The record also contains clear and convincing evidence supporting Family Court's conclusion that, despite the diligent efforts of petitioner, respondent failed to develop a realistic plan for the child's future (see Social Services Law § 384-b [7] [a], [c]; Matter of Nicole K. [Melissa K.], 85 AD3d 1231, 1232-1233 [2011]; Matter of Ja'Heem W. [Beronica W.], 80 AD3d 917, 918 [2011]). Petitioner established that respondent routinely failed to participate in the weekly phone call with the child, missed meetings with the caseworker, did not take advantage of any of the services offered or recommended by petitioner and only visited the child when he was in Clinton County for court appearances. Those visitations were brief, with respondent failing to acknowledge or interact with the child and often leaving for no apparent reason. The evidence reflects that respondent, who had not been employed full time since 1989, had little or no understanding of the child's development or needs. Although respondent claimed that his family could assist him, the evidence established that none of the relatives suggested were willing to take on the responsibility of custody of the child. Nor is counsel's speculation that respondent may have been illiterate supported by the record and, in any event, "the extreme inadequacy of [a parent's] efforts at maintaining contact with [his or her] child [is not] mitigated [by a parent's] illiteracy" (Matter of Erica C., 257 AD2d 445, 446 [1999]).
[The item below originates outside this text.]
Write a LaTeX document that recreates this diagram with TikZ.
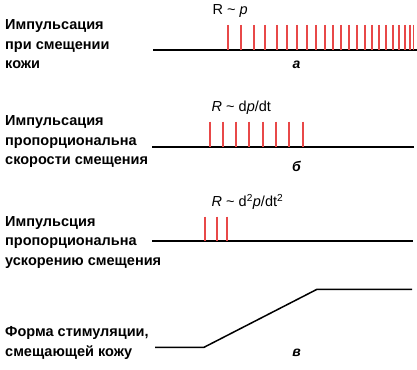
\documentclass[tikz,border=0pt]{standalone}
\usepackage{fontspec}
\setmainfont{Liberation Sans}
\begin{document}
\begin{tikzpicture}[x=1pt,y=-1pt,
  lbl/.style={anchor=base west,inner sep=0pt,font=\fontsize{14.5}{14.5}\selectfont\bfseries},
  eq/.style={anchor=base west,inner sep=0pt,font=\fontsize{14.5}{14.5}\selectfont},
  tag/.style={anchor=base,inner sep=0pt,font=\fontsize{14}{14}\selectfont\bfseries\itshape},
  axis/.style={line width=1.6pt,black},
  spike/.style={line width=1.8pt,color=spk},
  stim/.style={line width=1.5pt,black}]
\definecolor{spk}{RGB}{232,72,72}
\useasboundingbox (0,0) rectangle (417,369);
% panel a
\node[lbl] (a1) at (5,29.5) {Импульсация};
\node[lbl] (a2) at (5,49) {при смещении};
\node[lbl] (a3) at (5,68.5) {кожи};
\coordinate (aL) at (153,50);
\coordinate (aR) at (417,50);
\draw[axis] (aL) -- (aR);
\foreach \x in {228,241,254,265,277,287,297,307,316,325,333,341,349,357,365,372,379,386,393,399,405,410,413.5}
  \draw[spike] (\x,25) -- (\x,50);
\node[eq] (ra) at (212.5,14.5) {R \char`\~{} \textit{p}};
\node[tag] (ta) at (296.5,68) {а};
% panel b
\node[lbl] (b1) at (5,125) {Импульсация};
\node[lbl] (b2) at (5,145) {пропорциональна};
\node[lbl] (b3) at (5,164.5) {скорости смещения};
\coordinate (bL) at (152,146.7);
\coordinate (bR) at (414,146.7);
\draw[axis] (bL) -- (bR);
\foreach \x in {210,223,236,249,263,276,289,303}
  \draw[spike] (\x,121.7) -- (\x,146.7);
\node[eq] (rb) at (211.5,111) {\textit{R} \char`\~{} d\textit{p}/dt};
\node[tag] (tb) at (296.5,171) {б};
% panel c
\node[lbl] (c1) at (5,226.7) {Импульсция};
\node[lbl] (c2) at (5,245.7) {пропорциональна};
\node[lbl] (c3) at (5,265.7) {ускорению смещения};
\coordinate (cL) at (152,240.7);
\coordinate (cR) at (413,240.7);
\draw[axis] (cL) -- (cR);
\foreach \x in {205,217,227}
  \draw[spike] (\x,216.7) -- (\x,240.7);
\node[eq] (rc) at (211.5,206.7) {\textit{R} \char`\~{} d$^{\mathrm{2}}$\textit{p}/dt$^{\mathrm{2}}$};
% panel d
\node[lbl] (d1) at (5,336.7) {Форма стимуляции,};
\node[lbl] (d2) at (5,356) {смещающей кожу};
\coordinate (s0) at (155,347.3);
\coordinate (s1) at (204,347.3);
\coordinate (s2) at (317,289.3);
\coordinate (s3) at (412,289.3);
\draw[stim] (s0) -- (s1) -- (s2) -- (s3);
\node[tag] (td) at (296.5,356) {в};
\end{tikzpicture}
\end{document}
Respondent makes no argument with respect to the disposition, and his appeal from the December 2010 permanency order has been rendered moot by the permanent neglect adjudication (see Matter of Kim OO. v Broome County Dept. of Social Servs., 44 AD3d 1164, 1165 [2007]; Matter of Natasha F., 15 AD3d 788, 789 [2005]).

Peters, J.P., Kavanagh, McCarthy and Garry, JJ., concur.

ORDERED that the appeal from the order entered December 10, 2010 is dismissed, as moot, without costs.

ORDERED that the orders entered March 4, 2011 are affirmed, without costs.